Flexible and efficient: Nash supplies a vacuum system for the new PM2 paper machine at Zellstoff Pöls

Zellstoff Pöls, in Austria, is the largest manufacturer of high quality, chlorine-free bleached long-fibre sulphate pulp in Central and South Eastern Europe. For the new PM2 paper machine, Nash is supplying the vacuum system for dewatering in the wire section and the press section.

PM2 was a turnkey project, with the vacuum system and implemented technology specified by the paper machine manufacturer. Nash was in continuous contact with the paper machine manufacturer during the tender phase. Together, they developed the optimal solution for this challenging task, and the flexibility of the Nash solution and its energy efficiency eventually impressed and won over the customer.

Flexibility for the vacuum

Many paper machines produce only a single paper weight (e.g. 80 g/m2 , similar to copy paper) or weights within a very tight range. In such cases, only minor modifications to vacuum requirements are needed as production conditions, and thus the vacuum levels themselves, are kept relatively constant.

In contrast, the Zellstoff Pöls PM2 focuses on "MG" or "machine glazed" papers (a paper with very high strength), and incorporates the production of paper basis weights between 28 and 120 g/m2 . This wide product spectrum places high demands on the flexibility of the vacuum system, as the method of drying has to adapt to each paper grade.

For Gardner Denver Nash, the project represented an ideal opportunity to prove its high level of expertise in vacuum systems for paper machines. The major challenge was adapting the vacuum at the various suction points for each specified paper weight and the required drying needs. This was accomplished through the use of frequency converters that allowed for "fine adjustment" of the speed and the vacuum level to meet the specific requirements of the paper grade produced. The customer provided the list of vacuum requirements, but the specification of suitable pumps, the determination of the number of pumps and their assignments to the various suction points were the responsibility of the Nash team in Nuremberg.

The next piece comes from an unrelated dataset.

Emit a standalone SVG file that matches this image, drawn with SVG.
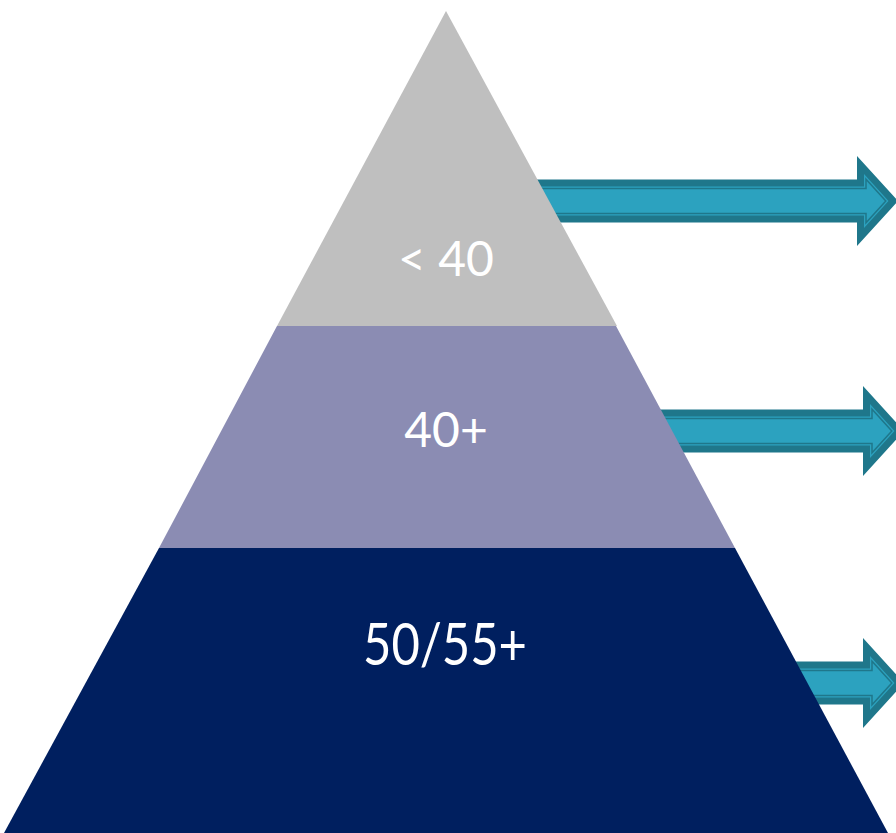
<svg xmlns="http://www.w3.org/2000/svg" width="896" height="833" viewBox="0 0 896 833">
<style>
.lbl{font-family:Lato,"Noto Sans",sans-serif;fill:#ffffff;text-anchor:middle}
.ao{fill:#1f778b}
.ai{fill:#2ca2bf}
.al{fill:none;stroke:#1f778b;stroke-width:1.5}
</style>
<defs>
<g id="arrow">
<polygon class="ao" points="-400,-21.5 0,-21.5 0,-45 41,0 0,45 0,21.5 -400,21.5"/>
<polygon class="ai" points="-400,-14.5 7,-14.5 7,-26.9 31.5,0 7,26.9 7,14.5 -400,14.5"/>
<polygon class="al" points="-400,-12.5 9,-12.5 9,-21.8 28.8,0 9,21.8 9,12.5 -400,12.5"/>
</g>
</defs>
<rect width="896" height="833" fill="#ffffff"/>
<g id="connectors">
<use href="#arrow" transform="translate(857,201)"/>
<use href="#arrow" transform="translate(863,431)"/>
<use href="#arrow" transform="translate(863,683)"/>
</g>
<g id="node-top">
<polygon points="446,11 277,326 617,326" fill="#bfbfbf"/>
<text class="lbl" x="446" y="276" font-size="48">&lt; 40</text>
</g>
<g id="node-middle">
<polygon points="277,326 616,326 735,548 159,548" fill="#8b8cb3"/>
<text class="lbl" x="446" y="447" font-size="48">40+</text>
</g>
<g id="node-bottom">
<polygon points="159,548 735,548 888,833 4,833" fill="#001f5f"/>
<text class="lbl" x="445" y="665" font-size="58" textLength="164" lengthAdjust="spacingAndGlyphs">50/55+</text>
</g>
</svg>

In a first step, the required number and capacity of the liquid ring vacuum pumps were calculated for ensuring the requisite operational flexibility of the vacuum system. It had to be taken into consideration that strongly fluctuating vacuum levels are often applied at the various suction points in accordance with the grammage to be produced. All Nash pumps are driven with a frequency converter for "fine adjustment" purposes. In this way, the motor and pump speed - and thus the vacuum level of the pump - can be exactly controlled and precisely adapted to the specific requirement.

Efficient use of energy

An important reason that the Nash concept was accepted was the energy efficiency of the machines implemented. Optimal dewatering of the paper in the Forming and Press sections (where Nash vacuum pumps are used) reduces energy (steam) consumption in the Dryer section.

The customer’s specification was clear; focus on energy efficiency. Efficient operation of both the paper machine and the vacuum system result in lower energy consumption and lower operating costs. The alternative concept (low purchase costs that result in high energy costs over the operating life) was not deemed interesting by the customer.

The project covers a scope of supply of five 2BE4 pumps of various sizes, all operated with frequency converters. The pumps will be provided in standard cast iron material construction with polyisoprene coating.

Finally, the decision that Nash was the superior vacuum supplier for their new paper machine was due to convincing arguments from about the product’s flexibility, energy efficiency and insensitivity to water.